Compounding the water supply problem is water pollution.

In Peru, Ecuador, and Bolivia, more than half of the major rivers are contaminated, often by mining operations, oil drilling, fecal mater and the extensive use of chemicals in the regions’ agricultural systems. The Peruvian waterways includes the Chira and Piura rivers in Piura, the Llaucano in Cajamarca, the Santa in Ancash, the Chillón and the Rímac in Lima, the Chili in Arequipa, the Yauli and the Mantaro in Junin, and the Huallaga in Huánuco.

In Puno province, residents trace their problems to mining debris leaching into their water supply. In Condoraque, their alpacas, cattle and sheep have died. The peasant community says mineral tailings—the refuse left over after mining operations have extracted the valuable component of the ore—are polluting their water. They blame Sillustani SA, a local operation. According to Oxfam, there’s been no dialogue.

As a result water contamination, many people across the Andean region don’t have access to potable water, with the rural zones far more severely affected than urban areas. In Peru, 90 percent of city-dwellers can get clean water, compared to 40 percent of campesinos. The statistics are 80 and 30 percent in Ecuador and 60 and 30 percent in Bolivia.

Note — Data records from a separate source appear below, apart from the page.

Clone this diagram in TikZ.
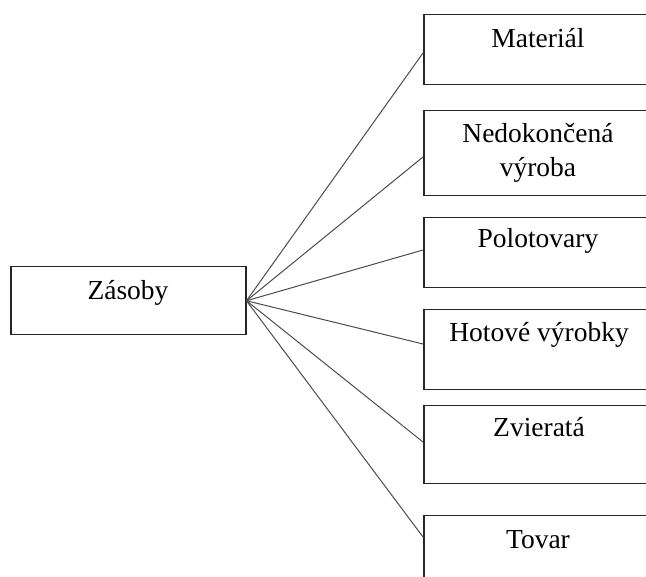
\documentclass[tikz,border=0pt]{standalone}
\usepackage{fontspec}
\setmainfont{Liberation Serif}
\usetikzlibrary{calc}
\begin{document}
\begin{tikzpicture}[x=1pt,y=-1pt,
  box/.style={draw=black!85,line width=1.5pt,rectangle,inner sep=0pt,anchor=north west,minimum width=230pt},
  lbl/.style={inner sep=0pt,anchor=base,font=\fontsize{27.5}{34}\selectfont,align=center},
  conn/.style={draw=black!70,line width=1pt}]
\clip (0,0) rectangle (646,577);
\fill[white] (0,0) rectangle (646,577);
% left box
\node[box,minimum width=235pt,minimum height=68pt] (z) at (10,266) {};
\node[lbl] (zt) at (128,300) {Zásoby};
% right boxes
\node[box,minimum height=70pt] (b1) at (423,14) {};
\node[box,minimum height=85pt] (b2) at (423,110) {};
\node[box,minimum height=70pt] (b3) at (423,217) {};
\node[box,minimum height=80pt] (b4) at (423,309) {};
\node[box,minimum height=78pt] (b5) at (423,405) {};
\node[box,minimum height=80pt] (b6) at (423,515) {};
\node[lbl] (t1) at (538,48) {Materiál};
\node[lbl] (t2) at (538,177) {Nedokončená\\výroba};
\node[lbl] (t3) at (538,248) {Polotovary};
\node[lbl] (t4) at (539,342) {Hotové výrobky};
\node[lbl] (t5) at (539,437) {Zvieratá};
\node[lbl] (t6) at (538,548) {Tovar};
% connectors
\draw[conn] (z.east) -- ($(b1.north west)+(0,39)$);
\draw[conn] (z.east) -- ($(b2.north west)+(0,47)$);
\draw[conn] (z.east) -- ($(b3.north west)+(0,33)$);
\draw[conn] (z.east) -- ($(b4.north west)+(0,35)$);
\draw[conn] (z.east) -- ($(b5.north west)+(0,37)$);
\draw[conn] (z.east) -- ($(b6.north west)+(0,22)$);
\end{tikzpicture}
\end{document}
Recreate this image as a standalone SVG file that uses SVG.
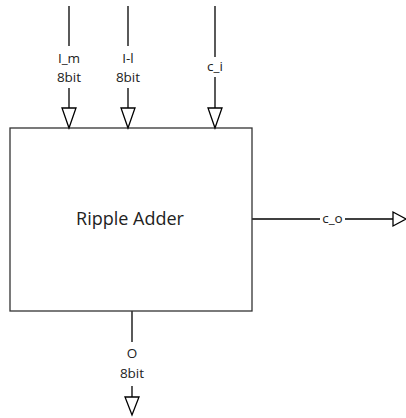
<svg xmlns="http://www.w3.org/2000/svg" width="406" height="418" viewBox="0 0 406 418">
  <style>
    .wire { stroke: #000; stroke-width: 1.3; fill: none; }
    .box { stroke: #333; stroke-width: 1.3; fill: #fff; }
    .arrow { stroke: #000; stroke-width: 1.3; fill: #fff; stroke-linejoin: miter; }
    .lbl { font-family: "Open Sans", "Liberation Sans", sans-serif; font-size: 13.5px; fill: #222; text-anchor: middle; }
    .title { font-family: "Open Sans", "Liberation Sans", sans-serif; font-size: 18px; fill: #222; text-anchor: middle; }
  </style>
  <rect width="406" height="418" fill="#fff"/>

  <g id="connectors">
    <!-- I_m input -->
    <line class="wire" x1="69" y1="6" x2="69" y2="46"/>
    <line class="wire" x1="69" y1="88" x2="69" y2="108"/>
    <!-- I-l input -->
    <line class="wire" x1="128" y1="6" x2="128" y2="46"/>
    <line class="wire" x1="128" y1="88" x2="128" y2="108"/>
    <!-- c_i input -->
    <line class="wire" x1="215" y1="6" x2="215" y2="57"/>
    <line class="wire" x1="215" y1="77" x2="215" y2="108"/>
    <!-- c_o output -->
    <line class="wire" x1="252" y1="219" x2="320" y2="219"/>
    <line class="wire" x1="345" y1="219" x2="393" y2="219"/>
    <!-- O output -->
    <line class="wire" x1="132" y1="311" x2="132" y2="342"/>
    <line class="wire" x1="132" y1="386" x2="132" y2="397"/>
  </g>

  <g id="adder">
    <rect class="box" x="10" y="128" width="242" height="183"/>
    <text class="title" x="130" y="225">Ripple Adder</text>
  </g>

  <g id="port-I_m">
    <polygon class="arrow" points="62,108 76,108 69,128"/>
    <text class="lbl" x="69" y="63">I_m</text>
    <text class="lbl" x="69" y="82">8bit</text>
  </g>

  <g id="port-I-l">
    <polygon class="arrow" points="121,108 135,108 128,128"/>
    <text class="lbl" x="128" y="63">I-l</text>
    <text class="lbl" x="128" y="82">8bit</text>
  </g>

  <g id="port-c_i">
    <polygon class="arrow" points="208,108 222,108 215,128"/>
    <text class="lbl" x="215" y="71">c_i</text>
  </g>

  <g id="port-c_o">
    <polygon class="arrow" points="393,212 393,226 406,219"/>
    <text class="lbl" x="332.5" y="223">c_o</text>
  </g>

  <g id="port-O">
    <polygon class="arrow" points="125,397 139,397 132,415"/>
    <text class="lbl" x="132" y="358">O</text>
    <text class="lbl" x="132" y="378">8bit</text>
  </g>
</svg>
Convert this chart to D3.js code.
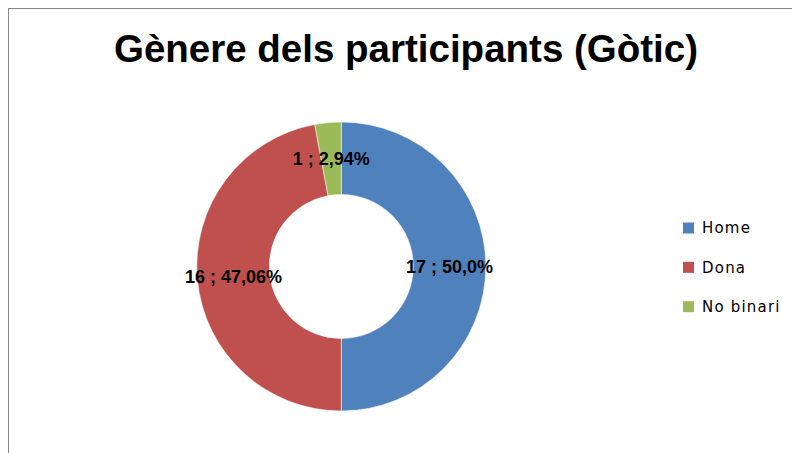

The massive infrastructure investments that will be required to alleviate the problem of glacial shrinkage are expensive and far beyond the means of many in the Andean region.

Proposals have been advanced to divert significant revenue streams to poor countries that can’t afford to pay for their own adaptation strategies. If they’re not implemented, the Peruvian water conflicts will likely be but a taste of what’s to come.